Dataset extract:
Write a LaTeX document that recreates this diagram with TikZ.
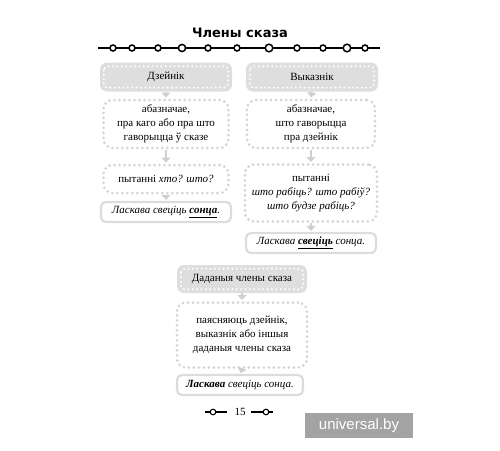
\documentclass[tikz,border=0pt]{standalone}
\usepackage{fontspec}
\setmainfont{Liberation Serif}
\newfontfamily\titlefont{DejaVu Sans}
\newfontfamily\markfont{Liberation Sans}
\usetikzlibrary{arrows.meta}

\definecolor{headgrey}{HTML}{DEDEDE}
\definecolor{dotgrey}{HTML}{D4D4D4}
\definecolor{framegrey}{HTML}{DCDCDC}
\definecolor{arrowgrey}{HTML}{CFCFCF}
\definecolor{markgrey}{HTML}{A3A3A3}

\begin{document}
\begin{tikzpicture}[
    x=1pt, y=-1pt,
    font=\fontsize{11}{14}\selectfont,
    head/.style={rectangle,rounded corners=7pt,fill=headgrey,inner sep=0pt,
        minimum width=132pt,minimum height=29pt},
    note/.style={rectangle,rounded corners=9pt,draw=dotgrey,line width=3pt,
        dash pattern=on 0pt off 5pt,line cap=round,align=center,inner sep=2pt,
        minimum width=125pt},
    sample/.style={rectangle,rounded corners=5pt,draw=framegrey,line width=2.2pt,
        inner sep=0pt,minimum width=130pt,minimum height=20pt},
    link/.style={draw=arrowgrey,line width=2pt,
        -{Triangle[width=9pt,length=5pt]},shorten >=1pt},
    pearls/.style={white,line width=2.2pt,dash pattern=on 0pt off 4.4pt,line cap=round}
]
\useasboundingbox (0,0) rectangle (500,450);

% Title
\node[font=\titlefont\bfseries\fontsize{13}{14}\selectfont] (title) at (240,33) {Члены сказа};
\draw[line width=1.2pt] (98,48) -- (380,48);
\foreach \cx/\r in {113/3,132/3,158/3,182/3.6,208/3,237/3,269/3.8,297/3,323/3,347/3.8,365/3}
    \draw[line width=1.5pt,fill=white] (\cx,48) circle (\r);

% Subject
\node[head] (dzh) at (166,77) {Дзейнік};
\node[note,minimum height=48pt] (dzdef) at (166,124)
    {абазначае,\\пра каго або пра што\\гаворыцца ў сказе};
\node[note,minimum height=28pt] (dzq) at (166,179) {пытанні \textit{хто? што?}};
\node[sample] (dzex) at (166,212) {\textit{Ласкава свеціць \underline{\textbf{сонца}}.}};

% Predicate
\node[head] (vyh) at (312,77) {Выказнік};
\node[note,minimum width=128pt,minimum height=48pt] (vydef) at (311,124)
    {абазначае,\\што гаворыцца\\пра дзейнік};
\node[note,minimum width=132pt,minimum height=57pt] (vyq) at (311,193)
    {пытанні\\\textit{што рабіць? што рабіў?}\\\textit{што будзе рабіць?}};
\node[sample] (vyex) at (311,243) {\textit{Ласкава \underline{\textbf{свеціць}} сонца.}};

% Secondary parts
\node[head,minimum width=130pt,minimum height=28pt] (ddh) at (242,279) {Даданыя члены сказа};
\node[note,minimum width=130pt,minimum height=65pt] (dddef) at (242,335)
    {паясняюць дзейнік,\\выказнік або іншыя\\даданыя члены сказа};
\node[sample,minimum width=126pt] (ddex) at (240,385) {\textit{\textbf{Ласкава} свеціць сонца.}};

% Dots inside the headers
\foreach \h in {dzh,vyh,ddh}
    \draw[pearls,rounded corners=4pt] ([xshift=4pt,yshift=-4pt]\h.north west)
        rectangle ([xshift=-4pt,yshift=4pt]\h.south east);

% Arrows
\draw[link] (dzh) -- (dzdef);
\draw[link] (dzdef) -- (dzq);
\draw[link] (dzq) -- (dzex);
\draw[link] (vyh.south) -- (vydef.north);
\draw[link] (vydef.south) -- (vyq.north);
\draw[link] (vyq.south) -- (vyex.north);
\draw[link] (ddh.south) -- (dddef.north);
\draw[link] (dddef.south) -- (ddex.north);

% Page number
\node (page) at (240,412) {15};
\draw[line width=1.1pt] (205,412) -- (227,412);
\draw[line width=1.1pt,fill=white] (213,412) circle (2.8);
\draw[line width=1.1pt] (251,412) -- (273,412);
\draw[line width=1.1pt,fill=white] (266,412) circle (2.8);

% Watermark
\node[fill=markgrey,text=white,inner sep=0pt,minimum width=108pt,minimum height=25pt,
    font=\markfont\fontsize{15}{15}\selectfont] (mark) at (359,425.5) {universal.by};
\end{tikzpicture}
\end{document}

Directive: Write the material out again exactly as it appears, dropping the pictures.

Output for this exercise:
Write a LaTeX document that recreates this diagram with TikZ.
\documentclass[tikz,border=0pt]{standalone}
\usepackage{fontspec}
\setmainfont{Liberation Serif}
\newfontfamily\titlefont{DejaVu Sans}
\newfontfamily\markfont{Liberation Sans}
\usetikzlibrary{arrows.meta}

\definecolor{headgrey}{HTML}{DEDEDE}
\definecolor{dotgrey}{HTML}{D4D4D4}
\definecolor{framegrey}{HTML}{DCDCDC}
\definecolor{arrowgrey}{HTML}{CFCFCF}
\definecolor{markgrey}{HTML}{A3A3A3}

\begin{document}
\begin{tikzpicture}[
    x=1pt, y=-1pt,
    font=\fontsize{11}{14}\selectfont,
    head/.style={rectangle,rounded corners=7pt,fill=headgrey,inner sep=0pt,
        minimum width=132pt,minimum height=29pt},
    note/.style={rectangle,rounded corners=9pt,draw=dotgrey,line width=3pt,
        dash pattern=on 0pt off 5pt,line cap=round,align=center,inner sep=2pt,
        minimum width=125pt},
    sample/.style={rectangle,rounded corners=5pt,draw=framegrey,line width=2.2pt,
        inner sep=0pt,minimum width=130pt,minimum height=20pt},
    link/.style={draw=arrowgrey,line width=2pt,
        -{Triangle[width=9pt,length=5pt]},shorten >=1pt},
    pearls/.style={white,line width=2.2pt,dash pattern=on 0pt off 4.4pt,line cap=round}
]
\useasboundingbox (0,0) rectangle (500,450);

% Title
\node[font=\titlefont\bfseries\fontsize{13}{14}\selectfont] (title) at (240,33) {Члены сказа};
\draw[line width=1.2pt] (98,48) -- (380,48);
\foreach \cx/\r in {113/3,132/3,158/3,182/3.6,208/3,237/3,269/3.8,297/3,323/3,347/3.8,365/3}
    \draw[line width=1.5pt,fill=white] (\cx,48) circle (\r);

% Subject
\node[head] (dzh) at (166,77) {Дзейнік};
\node[note,minimum height=48pt] (dzdef) at (166,124)
    {абазначае,\\пра каго або пра што\\гаворыцца ў сказе};
\node[note,minimum height=28pt] (dzq) at (166,179) {пытанні \textit{хто? што?}};
\node[sample] (dzex) at (166,212) {\textit{Ласкава свеціць \underline{\textbf{сонца}}.}};

% Predicate
\node[head] (vyh) at (312,77) {Выказнік};
\node[note,minimum width=128pt,minimum height=48pt] (vydef) at (311,124)
    {абазначае,\\што гаворыцца\\пра дзейнік};
\node[note,minimum width=132pt,minimum height=57pt] (vyq) at (311,193)
    {пытанні\\\textit{што рабіць? што рабіў?}\\\textit{што будзе рабіць?}};
\node[sample] (vyex) at (311,243) {\textit{Ласкава \underline{\textbf{свеціць}} сонца.}};

% Secondary parts
\node[head,minimum width=130pt,minimum height=28pt] (ddh) at (242,279) {Даданыя члены сказа};
\node[note,minimum width=130pt,minimum height=65pt] (dddef) at (242,335)
    {паясняюць дзейнік,\\выказнік або іншыя\\даданыя члены сказа};
\node[sample,minimum width=126pt] (ddex) at (240,385) {\textit{\textbf{Ласкава} свеціць сонца.}};

% Dots inside the headers
\foreach \h in {dzh,vyh,ddh}
    \draw[pearls,rounded corners=4pt] ([xshift=4pt,yshift=-4pt]\h.north west)
        rectangle ([xshift=-4pt,yshift=4pt]\h.south east);

% Arrows
\draw[link] (dzh) -- (dzdef);
\draw[link] (dzdef) -- (dzq);
\draw[link] (dzq) -- (dzex);
\draw[link] (vyh.south) -- (vydef.north);
\draw[link] (vydef.south) -- (vyq.north);
\draw[link] (vyq.south) -- (vyex.north);
\draw[link] (ddh.south) -- (dddef.north);
\draw[link] (dddef.south) -- (ddex.north);

% Page number
\node (page) at (240,412) {15};
\draw[line width=1.1pt] (205,412) -- (227,412);
\draw[line width=1.1pt,fill=white] (213,412) circle (2.8);
\draw[line width=1.1pt] (251,412) -- (273,412);
\draw[line width=1.1pt,fill=white] (266,412) circle (2.8);

% Watermark
\node[fill=markgrey,text=white,inner sep=0pt,minimum width=108pt,minimum height=25pt,
    font=\markfont\fontsize{15}{15}\selectfont] (mark) at (359,425.5) {universal.by};
\end{tikzpicture}
\end{document}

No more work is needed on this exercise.